COLLECTED DATA.

+---+

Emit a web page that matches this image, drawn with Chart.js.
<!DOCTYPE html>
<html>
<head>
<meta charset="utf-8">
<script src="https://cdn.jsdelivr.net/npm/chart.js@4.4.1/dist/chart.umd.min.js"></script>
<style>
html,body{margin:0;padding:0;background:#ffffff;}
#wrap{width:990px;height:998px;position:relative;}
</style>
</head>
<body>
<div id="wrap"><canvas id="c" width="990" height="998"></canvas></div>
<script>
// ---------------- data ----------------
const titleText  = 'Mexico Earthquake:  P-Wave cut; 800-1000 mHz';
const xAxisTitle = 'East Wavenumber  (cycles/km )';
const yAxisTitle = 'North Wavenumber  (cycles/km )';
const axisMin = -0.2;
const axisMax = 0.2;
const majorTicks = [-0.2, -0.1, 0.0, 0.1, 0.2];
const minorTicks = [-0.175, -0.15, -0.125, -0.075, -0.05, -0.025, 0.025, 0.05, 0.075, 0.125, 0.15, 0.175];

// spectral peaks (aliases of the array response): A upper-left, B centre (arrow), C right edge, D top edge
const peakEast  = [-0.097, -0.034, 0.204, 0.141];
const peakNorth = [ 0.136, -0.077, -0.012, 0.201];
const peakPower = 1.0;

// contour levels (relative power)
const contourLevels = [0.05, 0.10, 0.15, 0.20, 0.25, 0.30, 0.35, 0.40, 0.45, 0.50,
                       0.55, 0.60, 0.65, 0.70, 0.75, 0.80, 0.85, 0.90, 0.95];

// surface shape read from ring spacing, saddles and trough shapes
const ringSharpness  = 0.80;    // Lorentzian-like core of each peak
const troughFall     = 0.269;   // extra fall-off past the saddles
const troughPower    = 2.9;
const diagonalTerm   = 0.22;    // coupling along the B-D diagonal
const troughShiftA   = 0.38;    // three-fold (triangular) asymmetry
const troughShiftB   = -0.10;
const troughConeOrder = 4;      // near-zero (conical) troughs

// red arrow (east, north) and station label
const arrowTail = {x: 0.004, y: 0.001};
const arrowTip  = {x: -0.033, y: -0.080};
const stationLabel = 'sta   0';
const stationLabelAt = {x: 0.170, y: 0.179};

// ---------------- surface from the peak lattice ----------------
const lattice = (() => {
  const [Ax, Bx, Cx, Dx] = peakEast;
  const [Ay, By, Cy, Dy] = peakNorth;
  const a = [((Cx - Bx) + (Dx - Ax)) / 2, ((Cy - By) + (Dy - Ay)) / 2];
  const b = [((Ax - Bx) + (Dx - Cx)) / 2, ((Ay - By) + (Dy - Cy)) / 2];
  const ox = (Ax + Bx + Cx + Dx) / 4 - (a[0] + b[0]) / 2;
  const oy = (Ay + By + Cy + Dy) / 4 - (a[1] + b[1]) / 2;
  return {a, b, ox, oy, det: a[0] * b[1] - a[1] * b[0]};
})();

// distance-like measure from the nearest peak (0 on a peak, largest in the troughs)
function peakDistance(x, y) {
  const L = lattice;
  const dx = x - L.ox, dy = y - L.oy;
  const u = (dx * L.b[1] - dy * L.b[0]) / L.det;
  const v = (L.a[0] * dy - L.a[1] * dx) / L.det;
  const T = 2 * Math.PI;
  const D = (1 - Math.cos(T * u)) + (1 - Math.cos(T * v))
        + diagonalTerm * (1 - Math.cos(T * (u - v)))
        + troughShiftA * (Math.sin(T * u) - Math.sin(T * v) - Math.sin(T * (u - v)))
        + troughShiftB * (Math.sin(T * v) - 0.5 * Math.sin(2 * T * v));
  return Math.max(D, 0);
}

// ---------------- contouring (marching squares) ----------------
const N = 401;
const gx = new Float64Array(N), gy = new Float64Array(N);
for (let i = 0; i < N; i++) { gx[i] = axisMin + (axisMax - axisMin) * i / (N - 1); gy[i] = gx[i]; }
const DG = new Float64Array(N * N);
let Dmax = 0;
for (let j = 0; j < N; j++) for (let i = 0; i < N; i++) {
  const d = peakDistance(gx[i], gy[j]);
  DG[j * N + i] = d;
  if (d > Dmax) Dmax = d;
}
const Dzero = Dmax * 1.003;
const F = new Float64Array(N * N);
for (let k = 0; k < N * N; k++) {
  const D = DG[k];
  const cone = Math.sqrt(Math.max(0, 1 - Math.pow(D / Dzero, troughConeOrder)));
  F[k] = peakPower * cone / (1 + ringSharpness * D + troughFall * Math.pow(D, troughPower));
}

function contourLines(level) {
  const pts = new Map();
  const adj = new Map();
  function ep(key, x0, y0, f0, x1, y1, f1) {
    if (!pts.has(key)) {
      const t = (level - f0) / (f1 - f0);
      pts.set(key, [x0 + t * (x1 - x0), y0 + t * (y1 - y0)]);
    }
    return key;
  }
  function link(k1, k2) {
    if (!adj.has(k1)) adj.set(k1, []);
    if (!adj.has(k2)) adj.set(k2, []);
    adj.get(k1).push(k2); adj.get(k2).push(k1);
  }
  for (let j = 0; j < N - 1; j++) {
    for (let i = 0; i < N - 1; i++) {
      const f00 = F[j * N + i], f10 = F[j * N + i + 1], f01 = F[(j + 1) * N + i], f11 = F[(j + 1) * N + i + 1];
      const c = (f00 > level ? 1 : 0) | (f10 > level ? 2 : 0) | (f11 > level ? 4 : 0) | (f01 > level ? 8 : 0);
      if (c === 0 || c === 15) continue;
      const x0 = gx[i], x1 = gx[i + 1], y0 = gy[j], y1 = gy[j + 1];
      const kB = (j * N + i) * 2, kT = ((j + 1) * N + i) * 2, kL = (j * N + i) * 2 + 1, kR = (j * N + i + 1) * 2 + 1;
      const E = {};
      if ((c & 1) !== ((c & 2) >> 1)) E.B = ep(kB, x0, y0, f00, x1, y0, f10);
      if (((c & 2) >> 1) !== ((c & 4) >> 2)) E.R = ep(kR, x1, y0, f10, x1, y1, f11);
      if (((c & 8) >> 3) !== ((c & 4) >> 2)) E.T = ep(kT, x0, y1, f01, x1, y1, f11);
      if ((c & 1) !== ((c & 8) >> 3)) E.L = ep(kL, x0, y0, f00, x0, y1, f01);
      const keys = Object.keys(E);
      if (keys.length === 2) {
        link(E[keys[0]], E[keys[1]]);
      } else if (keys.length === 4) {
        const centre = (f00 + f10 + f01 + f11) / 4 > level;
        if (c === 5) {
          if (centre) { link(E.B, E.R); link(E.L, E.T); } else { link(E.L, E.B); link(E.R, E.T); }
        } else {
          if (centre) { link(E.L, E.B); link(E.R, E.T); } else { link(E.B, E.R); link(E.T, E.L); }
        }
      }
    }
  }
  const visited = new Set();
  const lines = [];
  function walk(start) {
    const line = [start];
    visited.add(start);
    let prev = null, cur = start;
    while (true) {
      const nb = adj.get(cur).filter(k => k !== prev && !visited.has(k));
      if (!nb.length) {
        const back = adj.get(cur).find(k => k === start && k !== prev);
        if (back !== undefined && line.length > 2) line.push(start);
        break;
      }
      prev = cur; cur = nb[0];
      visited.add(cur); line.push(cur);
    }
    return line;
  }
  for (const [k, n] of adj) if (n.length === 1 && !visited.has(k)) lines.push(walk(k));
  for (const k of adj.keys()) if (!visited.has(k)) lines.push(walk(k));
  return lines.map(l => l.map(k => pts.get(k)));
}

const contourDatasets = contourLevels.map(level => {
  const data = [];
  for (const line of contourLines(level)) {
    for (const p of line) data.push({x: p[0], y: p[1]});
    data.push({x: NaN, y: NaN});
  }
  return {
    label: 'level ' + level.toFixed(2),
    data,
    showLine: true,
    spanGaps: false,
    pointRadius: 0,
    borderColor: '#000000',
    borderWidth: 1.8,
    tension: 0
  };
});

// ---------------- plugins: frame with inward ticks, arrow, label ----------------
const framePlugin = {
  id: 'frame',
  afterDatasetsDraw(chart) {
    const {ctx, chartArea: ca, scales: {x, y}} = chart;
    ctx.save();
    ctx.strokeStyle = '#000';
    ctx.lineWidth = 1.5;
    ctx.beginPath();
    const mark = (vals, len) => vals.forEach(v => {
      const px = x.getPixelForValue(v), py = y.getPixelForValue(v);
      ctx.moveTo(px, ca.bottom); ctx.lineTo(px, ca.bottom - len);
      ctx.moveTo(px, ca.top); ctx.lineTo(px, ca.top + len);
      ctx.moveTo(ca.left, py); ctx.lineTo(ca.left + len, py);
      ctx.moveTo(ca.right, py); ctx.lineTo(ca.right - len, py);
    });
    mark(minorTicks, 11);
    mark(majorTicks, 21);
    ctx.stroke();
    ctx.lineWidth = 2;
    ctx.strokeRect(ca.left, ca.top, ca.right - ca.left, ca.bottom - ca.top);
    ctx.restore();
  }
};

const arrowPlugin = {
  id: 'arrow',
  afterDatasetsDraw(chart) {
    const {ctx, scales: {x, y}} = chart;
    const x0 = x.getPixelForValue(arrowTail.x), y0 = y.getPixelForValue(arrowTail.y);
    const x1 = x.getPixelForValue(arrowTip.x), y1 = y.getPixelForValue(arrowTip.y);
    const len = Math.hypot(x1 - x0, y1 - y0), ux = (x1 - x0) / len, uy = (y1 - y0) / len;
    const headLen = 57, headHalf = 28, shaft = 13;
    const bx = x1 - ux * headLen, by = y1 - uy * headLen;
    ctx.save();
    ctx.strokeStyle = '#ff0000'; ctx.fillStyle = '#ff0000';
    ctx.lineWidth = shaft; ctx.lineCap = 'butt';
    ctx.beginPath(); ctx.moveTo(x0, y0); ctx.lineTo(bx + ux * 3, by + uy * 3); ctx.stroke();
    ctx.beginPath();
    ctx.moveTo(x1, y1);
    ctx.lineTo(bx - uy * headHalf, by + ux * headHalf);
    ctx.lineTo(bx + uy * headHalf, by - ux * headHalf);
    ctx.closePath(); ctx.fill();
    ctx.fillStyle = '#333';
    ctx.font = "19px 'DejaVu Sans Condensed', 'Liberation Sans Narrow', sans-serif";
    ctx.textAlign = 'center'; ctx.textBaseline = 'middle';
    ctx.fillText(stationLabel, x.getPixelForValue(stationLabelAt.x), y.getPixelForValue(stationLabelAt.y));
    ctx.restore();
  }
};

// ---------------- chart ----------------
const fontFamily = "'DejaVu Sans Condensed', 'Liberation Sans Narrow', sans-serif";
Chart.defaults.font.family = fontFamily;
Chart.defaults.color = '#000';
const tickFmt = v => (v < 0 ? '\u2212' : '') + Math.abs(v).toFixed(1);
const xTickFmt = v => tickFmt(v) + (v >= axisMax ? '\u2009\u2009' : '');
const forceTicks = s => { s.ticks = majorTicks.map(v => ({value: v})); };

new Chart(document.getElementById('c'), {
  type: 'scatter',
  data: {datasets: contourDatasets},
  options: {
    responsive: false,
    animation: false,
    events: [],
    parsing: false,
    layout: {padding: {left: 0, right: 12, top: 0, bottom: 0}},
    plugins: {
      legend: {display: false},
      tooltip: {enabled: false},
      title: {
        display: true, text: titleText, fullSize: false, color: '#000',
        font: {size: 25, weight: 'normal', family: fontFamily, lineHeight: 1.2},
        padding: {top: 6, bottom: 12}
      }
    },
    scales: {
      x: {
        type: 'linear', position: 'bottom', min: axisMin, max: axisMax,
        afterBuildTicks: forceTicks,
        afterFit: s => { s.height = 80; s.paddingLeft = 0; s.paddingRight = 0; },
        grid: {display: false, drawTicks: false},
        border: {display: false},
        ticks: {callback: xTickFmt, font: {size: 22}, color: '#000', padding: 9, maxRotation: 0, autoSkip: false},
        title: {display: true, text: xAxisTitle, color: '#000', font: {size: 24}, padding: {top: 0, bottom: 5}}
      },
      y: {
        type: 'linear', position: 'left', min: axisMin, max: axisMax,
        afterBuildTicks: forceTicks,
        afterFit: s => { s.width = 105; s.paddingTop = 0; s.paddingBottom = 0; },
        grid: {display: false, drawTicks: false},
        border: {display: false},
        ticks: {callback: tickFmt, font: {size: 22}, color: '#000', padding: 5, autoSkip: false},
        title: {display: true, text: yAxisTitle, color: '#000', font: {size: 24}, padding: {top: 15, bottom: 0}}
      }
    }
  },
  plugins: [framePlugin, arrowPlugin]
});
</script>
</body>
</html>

+---+

SET PROBLEM.
Only the lines from the start of the data to the line holding "const troughConeOrder = 4;" are wanted; return them exactly, both ends included.

EXPECTED ANSWER.
Emit a web page that matches this image, drawn with Chart.js.
<!DOCTYPE html>
<html>
<head>
<meta charset="utf-8">
<script src="https://cdn.jsdelivr.net/npm/chart.js@4.4.1/dist/chart.umd.min.js"></script>
<style>
html,body{margin:0;padding:0;background:#ffffff;}
#wrap{width:990px;height:998px;position:relative;}
</style>
</head>
<body>
<div id="wrap"><canvas id="c" width="990" height="998"></canvas></div>
<script>
// ---------------- data ----------------
const titleText  = 'Mexico Earthquake:  P-Wave cut; 800-1000 mHz';
const xAxisTitle = 'East Wavenumber  (cycles/km )';
const yAxisTitle = 'North Wavenumber  (cycles/km )';
const axisMin = -0.2;
const axisMax = 0.2;
const majorTicks = [-0.2, -0.1, 0.0, 0.1, 0.2];
const minorTicks = [-0.175, -0.15, -0.125, -0.075, -0.05, -0.025, 0.025, 0.05, 0.075, 0.125, 0.15, 0.175];

// spectral peaks (aliases of the array response): A upper-left, B centre (arrow), C right edge, D top edge
const peakEast  = [-0.097, -0.034, 0.204, 0.141];
const peakNorth = [ 0.136, -0.077, -0.012, 0.201];
const peakPower = 1.0;

// contour levels (relative power)
const contourLevels = [0.05, 0.10, 0.15, 0.20, 0.25, 0.30, 0.35, 0.40, 0.45, 0.50,
                       0.55, 0.60, 0.65, 0.70, 0.75, 0.80, 0.85, 0.90, 0.95];

// surface shape read from ring spacing, saddles and trough shapes
const ringSharpness  = 0.80;    // Lorentzian-like core of each peak
const troughFall     = 0.269;   // extra fall-off past the saddles
const troughPower    = 2.9;
const diagonalTerm   = 0.22;    // coupling along the B-D diagonal
const troughShiftA   = 0.38;    // three-fold (triangular) asymmetry
const troughShiftB   = -0.10;
const troughConeOrder = 4;      // near-zero (conical) troughs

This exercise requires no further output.